Alors que son entourage s’entête à lui dire qu’elle est un garçon, Gabrielle Boulianne-Tremblay sait qu’elle est différente : elle est née dans le mauvais corps. Peine, amour, déception, violence et bonheur s’entremêlent et se mélangent dans son touchant roman transidentitaire, La fille d’elle-même.
« “T’es une fille trans, mais ça paraît pas.” Ça ne paraît pas non plus que j’ai envie de mourir, et pourtant », peut-on lire dans l’autofiction de Gabrielle Boulianne-Tremblay, en kiosque le 25 février aux éditions Marchand de feuilles. Audacieusement honnête, l’oeuvre saisit et choque sans pour autant être sensationnaliste.
L’autrice a commencé à écrire le roman il y a une quinzaine d’années. À l’époque, l’adolescente ne sait pas encore qu’elle est une femme trans. C’est seulement avec les années que le roman devient une autofiction: « Quand on fait le pari de l’autofiction, on fait le pari de sauter dans le vide ne sachant pas si le parachute va s’ouvrir », illustre-t-elle. Le pari est aisément réussi. L’authenticité de Mme Boulianne-Tremblay transperce l’œuvre. Le livre est d’autant plus poignant en sachant que l’autrice y a « incisé » nombre de traumas qu’elle a elle-même vécus.
Malgré le caractère fictif du livre, l’universalité de certains thèmes rend l’œuvre accessible. La quête de la protagoniste, même si elle est en grande partie transidentitaire, ne rend pas le roman exclusif à la communauté LGBTQ+. En plus de rechercher qui elle est, elle désire aimer, être aimée et, ultimement, être heureuse. « La poursuite du bonheur est quelque chose que tout le monde a en commun. On a tous cette même aspiration qui est d’être heureux », explique Gabrielle Boulianne-Tremblay.
Une fiction éducative
À travers une écriture fluide, accessible et surtout prenante, le roman de Gabrielle Boulianne-Tremblay réussit à être divertissant. Il est également éducatif, sans jamais tomber dans quelconque lourdeur pédagogique. Au-delà de la réalité poignante décrite et du portrait des violences multiples dont sont victimes trop de personnes trans, les dernières pages du roman troublent et choquent encore davantage. Alors que la protagoniste sombre dans une pléthore d’idées noires, une douzaine de crimes transphobes sont crûment décrits.

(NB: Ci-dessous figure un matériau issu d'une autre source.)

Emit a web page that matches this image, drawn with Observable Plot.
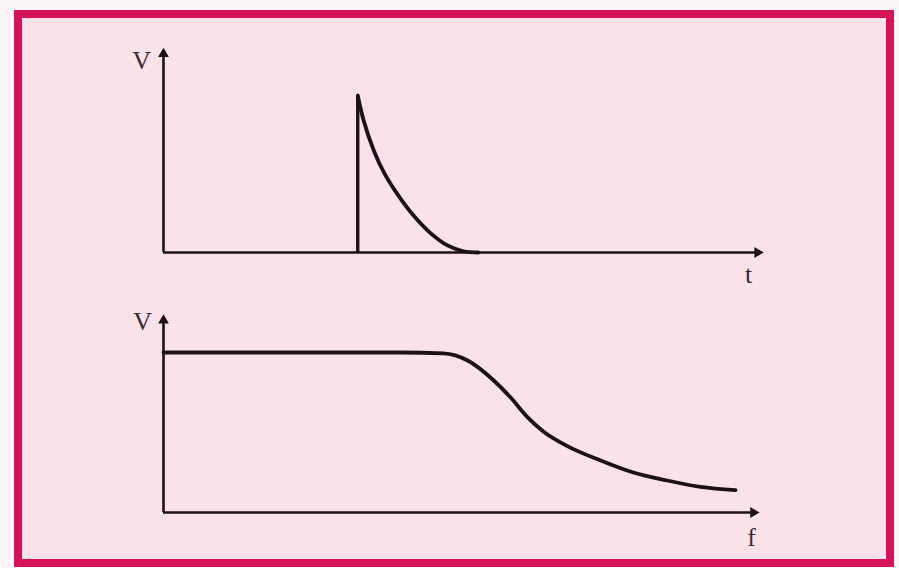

« Sincèrement, si j’avais écrit que sur les violences qui se sont passées envers les personnes trans dans les 20 dernières années, j’aurais eu un livre complet juste avec ça. C’est tristement impressionnant », déplore l’autrice. En 2019 seulement, 331 meurtres envers des personnes trans ont été commis. Raison de plus pour Gabrielle Boulianne-Tremblay pour partager cette oeuvre.
L’inconnu de manière immersive et intelligente
Le personnage principal n’est jamais nommé. Si ce choix semble déconcertant, il permet paradoxalement de rendre le roman plus immersif. La protagoniste, en processus d’identification, se cherche. Ne pas la nommer met en évidence cette part d’inconnu dans laquelle elle est plongée. Il s’agit d’un choix conscient de la part de l’autrice, qui réussit avec brio à faire plonger son lectorat dans l’histoire de la protagoniste.
Première rentrée scolaire, chicanes déchirantes de famille, déceptions amoureuses, pensées suicidaires : le lecteur et la lectrice est présent(e) aux premières loges du récit de la jeune femme. La personne qui lit le livre voit sa main être tenue tout au long de son cheminement. L’autrice souhaitait d’ailleurs permettre la rencontre d’une personne trans dans son récit d’apprentissage, considérant que, selon une étude menée par la Gay and Lesbian Alliance Against Defamation (GLAAD), 80% des États-Unien(ne)s ne connaissent pas de personne trans. « Je [voulais] que les gens rencontrent et accompagnent une personne trans dans son cheminement», souligne Mme Boulianne-Tremblay.
Pour l’autrice, coucher ses mots sur papier n’a pas été évident, mais demeurait essentiel, car « l’ignorance engendre la peur, qui engendre la haine, qui engendre la violence », conclut-elle.